Arbulich, a relative of former supervisor Sean Elsbernd, the incoming chief of staff for Mayor London Breed, brought on in 1947 as a co-owner Mona Sargent, who was straight but operated several lesbian bars in town. It quickly became a favorite hangout for lesbians and other queer patrons, and remained as such even though Sargent sold her ownership stake after only a year.

"It was foundational in the development of the city's first LGBTQ communities," said Watson at Wednesday's hearing. "We in the community are overjoyed to see the Paper Doll landmark moving forward."

She stressed that the historical report on the property submitted to city officials was completely written by Bev Smucha and her son, Barak, who are both straight and allies to the LGBT community.

"This is a completely grassroots effort led by the Smuchas. Their research blew me away," said Watson, who spoke on behalf of the GLBT Historical Society as the founding chair of its historic places committee.

In 1954 the late Dante Benedetti, a straight man and North Beach denizen, bought the Paper Doll, and its clientele morphed into mainly gay men. State liquor authorities revoked his license in 1956 on the basis of the restaurant being a "homosexual hangout," as described in an old newspaper report. He waged a legal battle in an effort to regain his liquor license but ended up selling the business in 1961.

"My parents spent their entire life savings fighting the case in court, going all the way to the U.S. Court of Appeals, with my father's attorney finally convincing him to give up. With no money left, and with no hope of winning, he decided to stop pursuing his case," wrote their daughter, Sandra Luna, in a September 23 letter in support of landmarking the building. "Even though my father still owned the building at 524 Union until the early 1970's, he and our family were never able to recover financially from his legal battle for his license with the Paper Doll."

Luna added of her father, who died in 2005, that she remains "exceptionally proud of the principles and character my father had, even when it meant losing almost everything. As a straight man who stood up for the LGTBQ community and for his principles in the face of opposition from those in power, I will be forever proud."

Commissioner Diane Matsuda highlighted Luna's letter at the hearing. She said she was particularly struck by the family's "forfeiting all their savings to make a strong point." Their doing so, she added, symbolizes the values San Francisco holds dear.

Notable LGBT nightlife entrepreneurs with ties to the site include the late Rikki Streicher, a lesbian who worked as a bartender at the Paper Doll and went on to open her own lesbian bars in the city, and the late founding Bay Area Reporter publisher Bob Ross, who had two stints operating restaurants at 525 Union Street in the late 1960s and early 1970s.

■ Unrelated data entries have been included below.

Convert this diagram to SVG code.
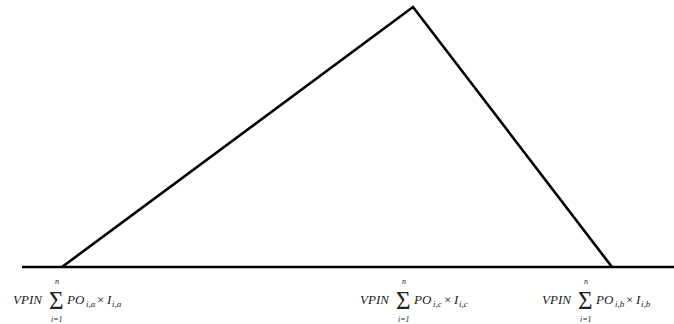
<svg xmlns="http://www.w3.org/2000/svg" width="674" height="324" viewBox="0 0 674 324">
<style>
.ln{stroke:#000;stroke-width:2.6;fill:none;stroke-linejoin:miter}
.t{font-family:"Liberation Serif",serif;font-style:italic;font-size:13px;fill:#222}
.s{font-family:"Liberation Serif",serif;font-size:25px;fill:#222}
.sm{font-family:"Liberation Serif",serif;font-style:italic;font-size:8px;fill:#222}
.sb{font-family:"Liberation Serif",serif;font-style:italic;font-size:9px;fill:#222}
.x{font-family:"Liberation Serif",serif;font-size:13px;fill:#222}
</style>
<rect width="674" height="324" fill="#fff"/>
<g id="connectors">
<line class="ln" x1="22" y1="267" x2="674" y2="267"/>
<polyline class="ln" points="62,267 413,7 612,267"/>
</g>
<g id="label-a" transform="translate(13,0)">
<text class="t" x="0" y="304">VPIN</text>
<text class="s" x="36" y="309">Σ</text>
<text class="sm" x="42" y="284">n</text>
<text class="sm" x="38" y="322">i=1</text>
<text class="t" x="54" y="304">PO</text>
<text class="sb" x="73" y="307">i,a</text>
<text class="x" x="84" y="304">×</text>
<text class="t" x="94" y="304">I</text>
<text class="sb" x="99" y="307">i,a</text>
</g>
<g id="label-c" transform="translate(360,0)">
<text class="t" x="0" y="304">VPIN</text>
<text class="s" x="36" y="309">Σ</text>
<text class="sm" x="42" y="284">n</text>
<text class="sm" x="38" y="322">i=1</text>
<text class="t" x="54" y="304">PO</text>
<text class="sb" x="73" y="307">i,c</text>
<text class="x" x="84" y="304">×</text>
<text class="t" x="94" y="304">I</text>
<text class="sb" x="99" y="307">i,c</text>
</g>
<g id="label-b" transform="translate(542,0)">
<text class="t" x="0" y="304">VPIN</text>
<text class="s" x="36" y="309">Σ</text>
<text class="sm" x="42" y="284">n</text>
<text class="sm" x="38" y="322">i=1</text>
<text class="t" x="54" y="304">PO</text>
<text class="sb" x="73" y="307">i,b</text>
<text class="x" x="84" y="304">×</text>
<text class="t" x="94" y="304">I</text>
<text class="sb" x="99" y="307">i,b</text>
</g>
</svg>
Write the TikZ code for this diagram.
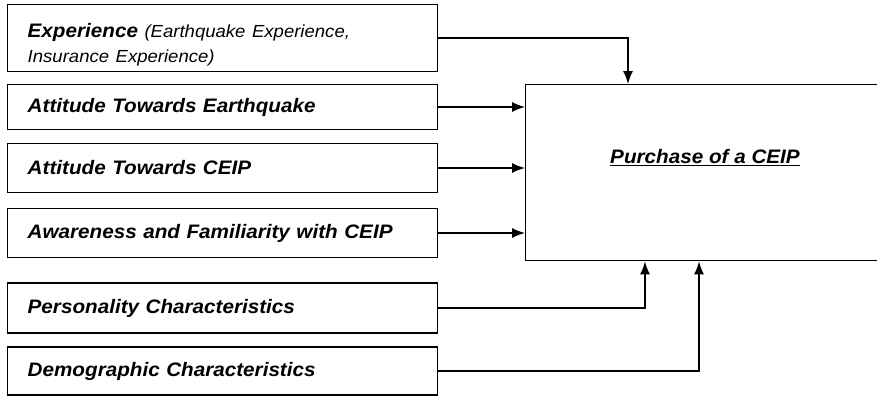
\documentclass[tikz,border=0pt]{standalone}
\usepackage{fontspec}
\setmainfont{Liberation Sans}[FakeStretch=1.06]
\usetikzlibrary{arrows.meta}

\begin{document}
\begin{tikzpicture}[
    x=1pt, y=-1pt,
    >={Latex[length=13pt,width=10pt]},
    cefactor/.style={draw, line width=1.4pt, anchor=west, minimum width=430pt, text width=390pt, inner xsep=20pt, align=left, font=\fontsize{19.5}{25}\selectfont\bfseries\itshape},
    ceoutcome/.style={draw, line width=1.4pt, anchor=north west, minimum width=370pt, minimum height=176pt},
    cearrow/.style={->, line width=1.4pt}
]
\useasboundingbox (0,0) rectangle (877,413);
\node[cefactor, minimum height=67pt] (exp) at (7,38) {\rule{0pt}{27pt}Experience {\mdseries\fontsize{17.5}{25}\selectfont (Earthquake Experience,\\ Insurance Experience)}};
\node[cefactor, minimum height=45pt] (atteq) at (7,107) {Attitude Towards Earthquake};
\node[cefactor, minimum height=49pt] (attceip) at (7,168) {Attitude Towards CEIP};
\node[cefactor, minimum height=49pt] (aware) at (7,233) {Awareness and Familiarity with CEIP};
\node[cefactor, minimum height=50pt] (pers) at (7,308) {Personality Characteristics};
\node[cefactor, minimum height=48pt] (demo) at (7,371) {Demographic Characteristics};
\node[ceoutcome] (purchase) at (525,84) {};
\node[font=\fontsize{19.5}{25}\selectfont\bfseries\itshape] (purchaselbl) at (705,158) {\underline{Purchase of a CEIP}};

\draw[cearrow] (exp.east) -| ([xshift=103pt]purchase.north west);
\draw[cearrow] (atteq.east) -- (atteq.east -| purchase.west);
\draw[cearrow] (attceip.east) -- (attceip.east -| purchase.west);
\draw[cearrow] (aware.east) -- (aware.east -| purchase.west);
\draw[cearrow] (pers.east) -| ([xshift=120pt]purchase.south west);
\draw[cearrow] (demo.east) -| ([xshift=174pt]purchase.south west);
\end{tikzpicture}
\end{document}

The late B.A.R. columnist Richard 'Sweet Lips' Walters also worked as a bartender at the Paper Doll.

The three landmark buildings associated with LGBTQ cultural heritage in the city are the late gay supervisor Harvey Milk's residence and former Castro Camera shop at 573 Castro Street; the Twin Peaks Tavern at 401 Castro Street, the first gay bar in the nation to have clear glass windows; and the former Jose Theater/Names Project Building at 2362 Market Street, once home the AIDS Memorial Quilt.

While the Women's Building at 3543 18th Street is also a city landmark, it was listed for its historical significance predating the modern LGBT rights movement. In May it became the second location in the city to be deemed a national historic site due to its LGBT cultural significance.